Loping a correct circle is a somewhat specialized skill set. It just is not something a horse learns on its own, since they have no use for loping in circles. Horses have 4 feet to coordinate, and they need to learn a different motion and pattern with their feet to 'lope a correct circle'. It is entirely possible to have a nimble, surefooted trail horse who is not capable of loping a smooth circle. And while the horse is learning, the rider is going to feel awkward too.

You might try loping in a circle on a horse who knows how to do it, to check to see if you are the problem, or if your horse just needs to learn how to do it.


----------



## Smilie (Oct 4, 2010)

bsms said:


> Loping a correct circle is a somewhat specialized skill set. It just is not something a horse learns on its own, since they have no use for loping in circles. Horses have 4 feet to coordinate, and they need to learn a different motion and pattern with their feet to 'lope a correct circle'. It is entirely possible to have a nimble, surefooted trail horse who is not capable of loping a smooth circle. And while the horse is learning, the rider is going to feel awkward too.
> 
> You might try loping in a circle on a horse who knows how to do it, to check to see if you are the problem, or if your horse just needs to learn how to do it.


Exactly what I am saying, more or less, and why that horse has to learn to keep shoulders up, for the rider to sit up, and for the rider not to try and hold that horse on that circle, just using reins, thus over bending the head and neck, actually facilitating the drop of that inside shoulder, which in turn pops hip out.
On a horse learning, the rider has to feel when a shoulder might need to be bumped in or out, ribs pushed out, ect
Point being, loping circles,, correctly, then makes it very easy to lope that horse out, can be used to help him learn to use himself correctly, by loping one or two circles in one direction, stopping, turning over the hocks tot he outside of that circle, and then loping off in opposite direction, no trotting steps, ect Endless circles don't do much, but used correctly, are useful for teaching transitions, guide, , rate speed, ect


----------



## mramsay (Feb 1, 2010)

jenkat86 said:


> What exactly is he at the trainer for? Is she teaching him to move off your leg? What bit are you riding him in?
> 
> Just going to throw this out there, it could be part of the problem or maybe not at all. But I've noticed that most western riders (at least in my area) tend to ride with their stirrups a tad too long. Maybe try bringing them up a hole and really try to sit deep.

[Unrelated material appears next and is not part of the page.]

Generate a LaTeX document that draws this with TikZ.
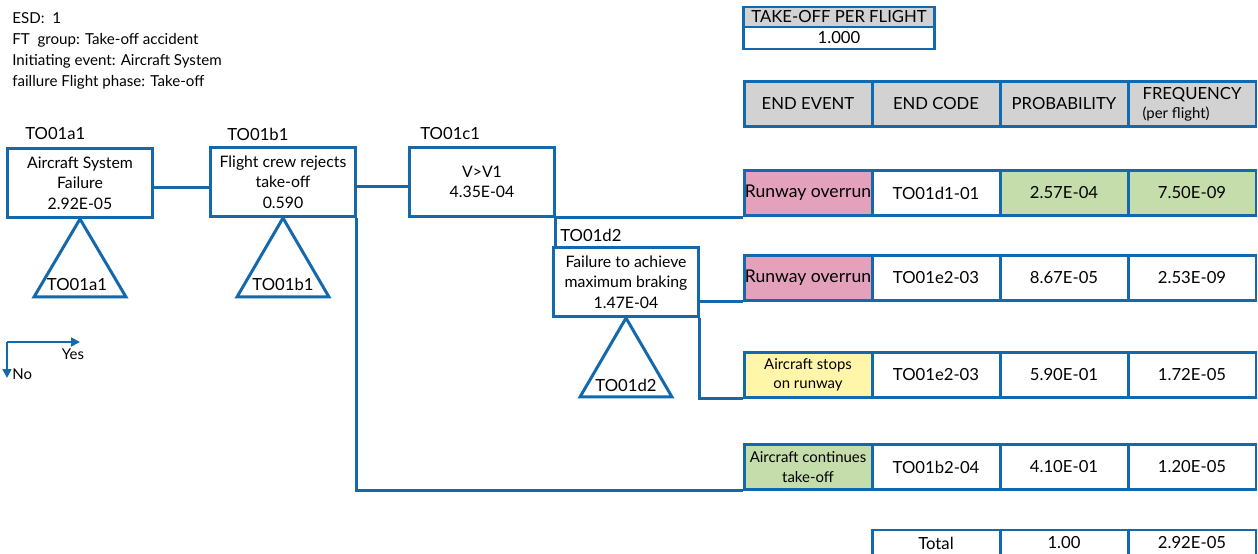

I would consider the horse 'green broke' before going to the trainer. Lots of trail miles, but mostly go, whoa, left & right. He's learning to move of leg, move his fore and hind quarters, to be 'on the bit' and getting round, neck reining, suppleness and softness, etc. not for any particular competitive sport. He was always in a snaffle, but has been put in a Jr. Cow horse bit with a dog bone mouth piece--but is being ridden on the middle ring like a snaffle right now.

I will try to shorten the stirrups. I think much of the problem is we both need miles--me to get my balance and to be able to multitask, and him to learn his own balance and rhythm.


----------